GIVEN TASK: Make an exact copy of the entries, and keep any pictures out of it.

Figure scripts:
------------------------------------------------------------

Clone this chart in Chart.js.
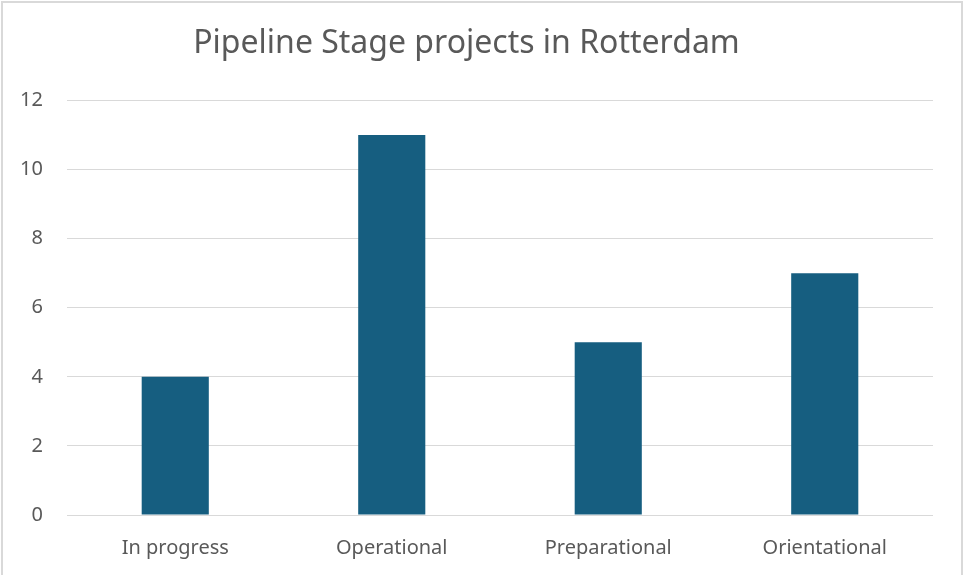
<!DOCTYPE html>
<html>
<head>
<meta charset="utf-8">
<script src="https://cdn.jsdelivr.net/npm/chart.js@4"></script>
<style>
  body { margin: 0; background: #fff; }
  #wrap { position: relative; width: 963px; height: 575px; }
  #frame {
    position: absolute; left: 1px; top: 1px; width: 958px; height: 580px;
    border: 2px solid #d9d9d9; pointer-events: none;
  }
</style>
</head>
<body>
<div id="wrap">
  <canvas id="chart" width="963" height="575"></canvas>
  <div id="frame"></div>
</div>
<script>
const categories = ["In progress", "Operational", "Preparational", "Orientational"];
const projects = [4, 11, 5, 7];
const yTicks = [0, 2, 4, 6, 8, 10, 12];

const textColor = "#595959";
const gridColor = "#d9d9d9";

new Chart(document.getElementById("chart"), {
  type: "bar",
  data: {
    labels: categories,
    datasets: [
      {
        label: "Projects",
        data: projects,
        backgroundColor: "#165e80",
        barPercentage: 0.31,
        categoryPercentage: 1,
      },
    ],
  },
  options: {
    responsive: false,
    animation: false,
    layout: { padding: { left: 0, right: 30, top: 0, bottom: 0 } },
    plugins: {
      legend: { display: false },
      tooltip: { enabled: false },
      title: {
        display: true,
        text: "Pipeline Stage projects in Rotterdam",
        color: textColor,
        font: { family: "Noto Sans", size: 32, weight: "normal", lineHeight: 1.2 },
        padding: { top: 25, bottom: 37 },
      },
    },
    scales: {
      x: {
        grid: { display: false },
        border: { display: false },
        ticks: {
          color: textColor,
          font: { family: "Noto Sans", size: 20 },
          padding: 13,
        },
        afterFit: (scale) => { scale.height = 60; },
      },
      y: {
        min: 0,
        max: 12,
        afterBuildTicks: (scale) => {
          scale.ticks = yTicks.map((v) => ({ value: v }));
        },
        grid: { color: gridColor, lineWidth: 1, drawTicks: false },
        border: { display: false },
        ticks: {
          color: textColor,
          font: { family: "Noto Sans", size: 20 },
          padding: 24,
        },
        afterFit: (scale) => { scale.width = 67; },
      },
    },
  },
});
</script>
</body>
</html>
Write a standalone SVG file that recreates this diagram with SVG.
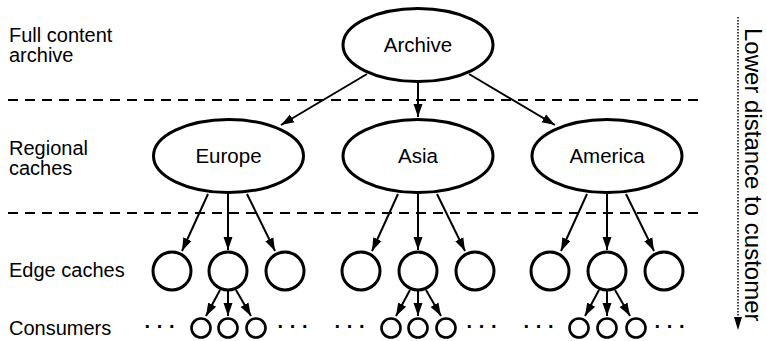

------------------------------------------------------------

EXERCISE RESULT:
Clone this chart in Chart.js.
<!DOCTYPE html>
<html>
<head>
<meta charset="utf-8">
<script src="https://cdn.jsdelivr.net/npm/chart.js@4"></script>
<style>
  body { margin: 0; background: #fff; }
  #wrap { position: relative; width: 963px; height: 575px; }
  #frame {
    position: absolute; left: 1px; top: 1px; width: 958px; height: 580px;
    border: 2px solid #d9d9d9; pointer-events: none;
  }
</style>
</head>
<body>
<div id="wrap">
  <canvas id="chart" width="963" height="575"></canvas>
  <div id="frame"></div>
</div>
<script>
const categories = ["In progress", "Operational", "Preparational", "Orientational"];
const projects = [4, 11, 5, 7];
const yTicks = [0, 2, 4, 6, 8, 10, 12];

const textColor = "#595959";
const gridColor = "#d9d9d9";

new Chart(document.getElementById("chart"), {
  type: "bar",
  data: {
    labels: categories,
    datasets: [
      {
        label: "Projects",
        data: projects,
        backgroundColor: "#165e80",
        barPercentage: 0.31,
        categoryPercentage: 1,
      },
    ],
  },
  options: {
    responsive: false,
    animation: false,
    layout: { padding: { left: 0, right: 30, top: 0, bottom: 0 } },
    plugins: {
      legend: { display: false },
      tooltip: { enabled: false },
      title: {
        display: true,
        text: "Pipeline Stage projects in Rotterdam",
        color: textColor,
        font: { family: "Noto Sans", size: 32, weight: "normal", lineHeight: 1.2 },
        padding: { top: 25, bottom: 37 },
      },
    },
    scales: {
      x: {
        grid: { display: false },
        border: { display: false },
        ticks: {
          color: textColor,
          font: { family: "Noto Sans", size: 20 },
          padding: 13,
        },
        afterFit: (scale) => { scale.height = 60; },
      },
      y: {
        min: 0,
        max: 12,
        afterBuildTicks: (scale) => {
          scale.ticks = yTicks.map((v) => ({ value: v }));
        },
        grid: { color: gridColor, lineWidth: 1, drawTicks: false },
        border: { display: false },
        ticks: {
          color: textColor,
          font: { family: "Noto Sans", size: 20 },
          padding: 24,
        },
        afterFit: (scale) => { scale.width = 67; },
      },
    },
  },
});
</script>
</body>
</html>
Write a standalone SVG file that recreates this diagram with SVG.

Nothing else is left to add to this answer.